E participando na oração da Mãe de Deus, que é a Omnipotentia supplex, desejo juntamente com todos os peregrinos exprimir agradecimentos por aquela múltipla missão, que ultimamente me coube realizar entre o mês de Setembro e Outubro. Já me referi a ela mais que uma vez. Repeti as palavras e os pensamentos que o próprio Jesus tinha ensinado aos Apóstolos: Quando tiverdes feito tudo o que vos foi ordenado, dizei: somos servos inúteis. Fizemos o que devíamos fazer (Lc 17, 10). E, por isso, ainda mais necessidade sinto de agradecer aqui, neste santuário, Maria e com Maria.

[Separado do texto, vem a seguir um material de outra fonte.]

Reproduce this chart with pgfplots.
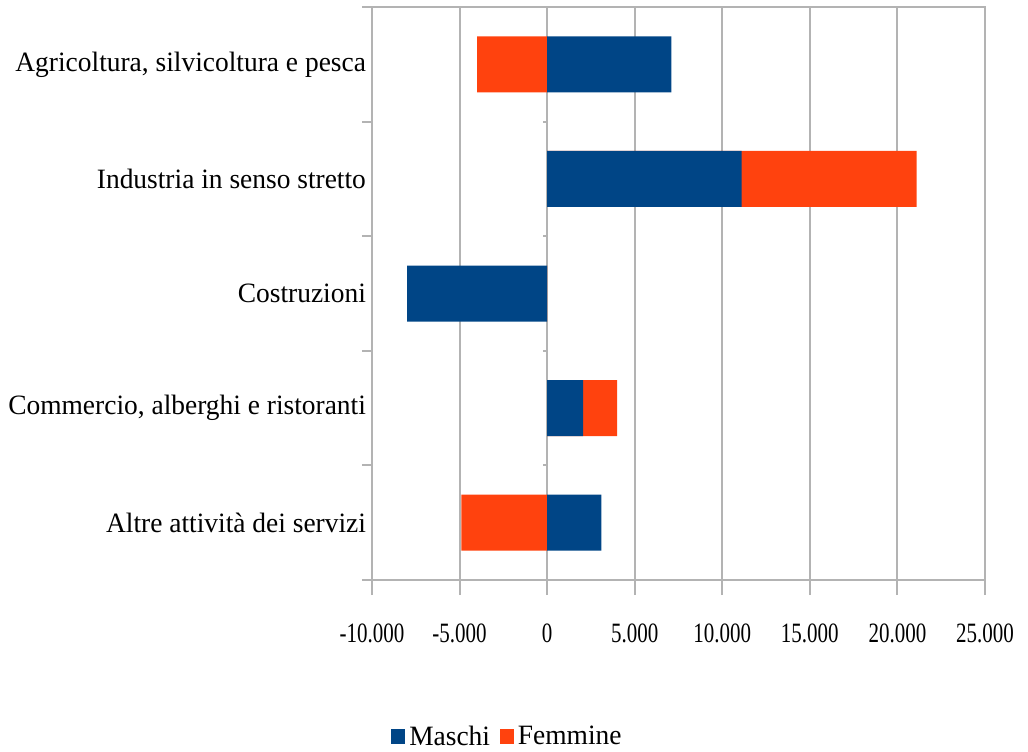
\documentclass[border=0pt]{standalone}
\usepackage{pgfplots}
\pgfplotsset{compat=1.18}
\usepackage{fontspec}
\setmainfont{Liberation Serif}[FakeStretch=0.98]
\newfontfamily\condfont{Liberation Serif}[FakeStretch=0.75]
\definecolor{mblue}{HTML}{004586}
\definecolor{morange}{HTML}{FF420E}
\definecolor{lgray}{HTML}{B3B3B3}

\begin{document}
\begin{tikzpicture}
  \begin{axis}[
      scale only axis,
      width=306.5pt, height=286.5pt,
      xbar, bar width=28pt, bar shift=0pt,
      xmin=-10000, xmax=25000,
      ymin=-0.5, ymax=4.5, y dir=reverse,
      xtick={-10000,-5000,...,25000},
      scaled x ticks=false,
      ytick={0,1,2,3,4},
      yticklabels={Agricoltura{,} silvicoltura e pesca,
                   Industria in senso stretto,
                   Costruzioni,
                   Commercio{,} alberghi e ristoranti,
                   Altre attività dei servizi},
      ytick style={draw=none},
      extra y ticks={-0.5,0.5,1.5,2.5,3.5,4.5},
      extra y tick labels={},
      extra y tick style={major tick length=5pt, ytick style={draw=lgray, line width=1pt}},
      tick pos=left,
      tick align=outside,
      major tick length=7.5pt,
      xtick style={draw=lgray, line width=1pt},
      xmajorgrids, grid style={lgray, line width=1pt},
      axis line style={lgray, line width=1pt},
      /pgf/number format/assume math mode=true,
      /pgf/number format/fixed,
      /pgf/number format/1000 sep={.},
      yticklabel style={font=\fontsize{14}{16}\selectfont, xshift=8pt},
      xticklabel style={font=\condfont\fontsize{14}{16}\selectfont, yshift=-11pt},
      legend style={at={(0.2227,-0.274)}, anchor=center, draw=none,
                    font=\fontsize{14}{16}\selectfont,
                    /tikz/every even column/.append style={column sep=3pt}},
      legend columns=-1,
    ]
    % Femmine drawn first; positive bars end at Maschi+Femmine
    \addplot[fill=morange, draw=none, forget plot] coordinates {
      (-4000,0) (21100,1) (0,2) (4000,3) (-4900,4)
    };
    % Maschi
    \addplot[fill=mblue, draw=none, forget plot] coordinates {
      (7100,0) (11100,1) (-8000,2) (2050,3) (3100,4)
    };
    \pgfplotsinvokeforeach{0.5,1.5,2.5,3.5}{
      \draw[lgray, line width=1pt] (axis cs:0,#1) -- (axis cs:-250,#1);
    }
    \draw[lgray, line width=1.5pt] (axis cs:-11000,4.5) -- (axis cs:25000,4.5);
    \addlegendimage{legend image code/.code={\fill[mblue] (0pt,-3pt) rectangle (6.5pt,4pt);}}
    \addlegendentry{Maschi}
    \addlegendimage{legend image code/.code={\fill[morange] (0pt,-3pt) rectangle (6.5pt,4pt);}}
    \addlegendentry{Femmine}
  \end{axis}
  \pgfresetboundingbox
  \path ([shift={(-186pt,-85.5pt)}]current axis.south west)
        rectangle ([shift={(21.5pt,3.5pt)}]current axis.north east);
\end{tikzpicture}
\end{document}
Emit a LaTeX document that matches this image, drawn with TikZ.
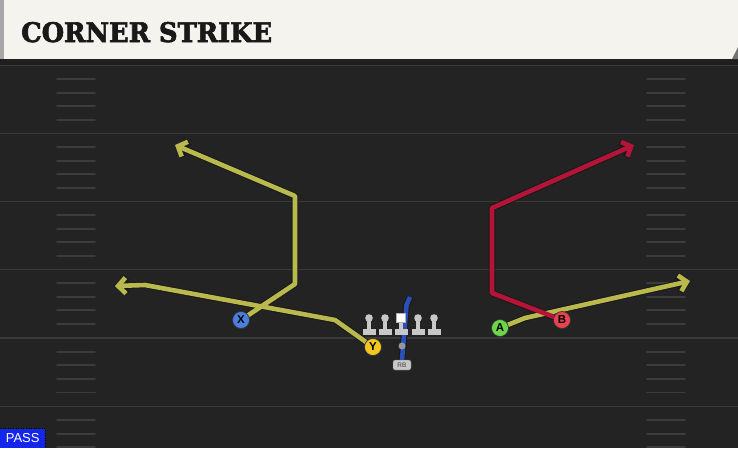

E se a minha gratidão se estende simultaneamente aos homens, faço-o sobretudo porque este meu serviço de Pedro, serviço papal, foi por eles muito bem preparado de joelhos; porque lhe deram um profundo carácter de oração, carácter sacramental, eucarístico. Poderia pensar, sem comoção, em tantos homens, não raro jovens, que mediante sacrifícios e vigílias nocturnas abriram caminho ao Espírito que devia falar? É verdadeiramente necessário que nos recordemos disto. Já que este é o próprio coração daquele ministério; o resto é apenas uma manifestação, que humanamente por vezes pode ler-se demasiado superficialmente. Cristo pelo contrário ensina-nos que o tesouro, isto é, o valor essencial, está no coração (Cfr. Lc 12, 34).

Venho aqui, por conseguinte, para agradecer tudo isto. E se venho também para pedir — oh, quanto a pedir! quanto a suplicar! — o que peço é sobretudo que a missão da Igreja, do Povo de Deus, a missão iniciada em Nazaré, no Calvário, no Cenáculo, se cumpra na nossa época em toda a sua original nitidez, e ao mesmo tempo em consonância com os sinais dos nossos tempos. Que, a exemplo da serva do Senhor, eu possa — até quando aprouver a Deus — permanecer fiel e humilde servo desta missão de toda a Igreja e sinta, recorde e repita apenas isto: que sou um servo inútil.